Judge Pharaswani said family is important and we should save the family first. “Whatever the matter is, every problem has a solution.” Citing a case pending from 2013, she said the advocate had told her that there is no solution for this problem. But she made him understand that there is some solution or the other for every problem.

She added, “A child is the responsibility of both parents and he has the right to be loved by both father and mother. One parent cannot deny the responsibility of a child; a child cannot be divided into two equal parts.”

Why do cases remain pending? Some instances:
Our correspondent spoke to some family members who had attended the session. In one case pending for 10 years, the husband had demanded a divorce when his wife was pregnant. “My son does not even recognise his father, so how will he speak to him?” said the woman (names have been omitted for privacy). She said that after she agreed to the divorce, she was in another relationship and her ex-husband had gone to court again, claiming that she had not informed the court about her second relationship, which was not even relevant.

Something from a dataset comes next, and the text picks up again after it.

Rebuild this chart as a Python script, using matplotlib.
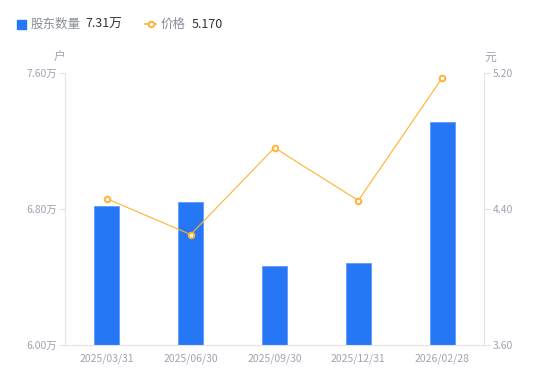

Sometimes, both sides have a point and only a judge can decide. In one case the wife said that her husband would come home drunk and beat her regularly, and that was why she wanted a divorce. Her husband said he had met his daughter after three years and she did not recognise him. “I want to settle this case but my wife is demanding a large amount which I cannot afford, so the case is pending,” he said.

In every case, it is the child who gets hurt the most. A woman in a mutual-consent divorce, who has been coming to court for the last two and a half years, has an 11-year-old daughter. “I am staying separately and I always ask my husband to come and meet his daughter and spend some time with her. But he never comes.”